Biodiversity offsets
Allowing harmful emissions and then trying to offset them, instead of simply stopping them in the first place, is a disaster. But the Labor government thinks offsetting is such a great idea it is moving to open a similar market in biodiversity.
The want companies to buy biodiversity credits as an act of philanthropy—or to greenwash their image. Companies might also be allowed to destroy one fragile ecosystem in exchange for protecting another area.
It’s needed, they say, because the government can’t afford the $1 billion-$2 billion a year to stop biodiversity loss.
Peter Dutton and the Liberals have given their support since it mirrors a Coalition proposal.
It’s not clear many companies will want to participate—but it would be another step to entrenching the idea that offsets can help the environment.
Labor’s climate disaster
Acting on climate change is straightforward. We need to stop burning fossil fuels and shift to new forms of energy.
But the Albanese government is determined to allow coal and gas companies to keep digging up fossil fuels for as long as possible. The industry makes gigantic profits, raking in between $120 and $140 billion last year. That’s why Labor is dancing to their tune.
Resources Minister Madeleine King has insisted Australia will still be selling coal and gas after 2050, declaring, “I think we go beyond the middle of the century, I really do.” This threatens even plans for net zero emissions by 2050, a target Scott Morrison signed up to.
Offsets are central to the Safeguard Mechanism, Labor’s central policy for tackling emissions.
Labor’s initial plans would have allowed companies to rely entirely on offsets to meet their reduction targets. This would have seen no restrictions on new coal and gas mines as long as they bought offsets.

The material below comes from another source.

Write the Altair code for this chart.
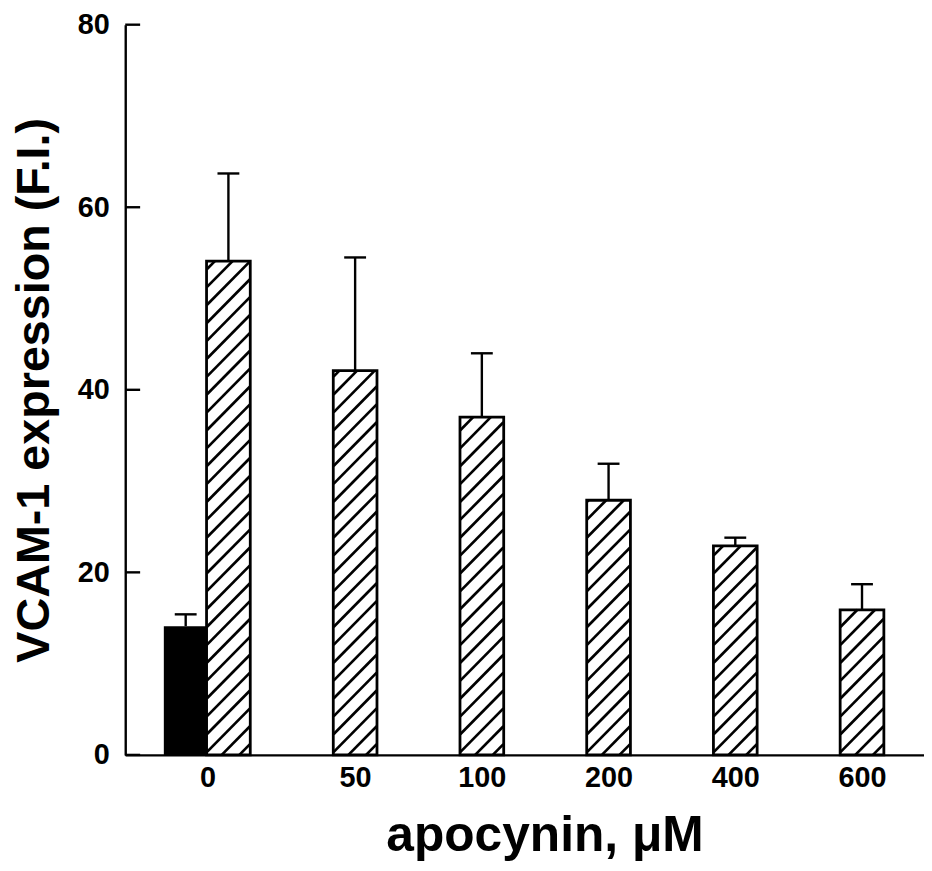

The changes The Greens negotiated put some limits on this. There are now two targets under the scheme. Actual emissions, excluding any offsets, will be capped at existing levels. The scheme is, however, supposed to reduce emissions across industry by 28 per cent by 2030.
Companies, including coal and gas projects, can still rely entirely on offsets to meet these targets.
This means there’s a huge question over whether it will reduce emissions at all.
And it gets worse. Any genuine cuts to emissions that companies make, say by installing new technology to use renewable sources of energy, will allow more coal or gas projects, since they provide more room under the cap on actual emissions.
This shows the farce of Labor’s overall 43 per cent emissions reduction plan by 2030. Not only is it far short of the 75 per cent cut needed to avoid dangerous warming above 1.5 degrees. It relies on the same kind of dodgy carbon accounting tricks as the Coalition did.
Total emissions across the Australian economy have actually only decreased by 1.1 per cent since 2005. The rest of the 22 per cent decrease comes from land use changes including reduced land clearing, based on the same phony idea as offsetting that increased vegetation, which can burn down or die, can cancel out industrial emissions.
This means we still have a big fight ahead to stop Labor’s dance with climate disaster.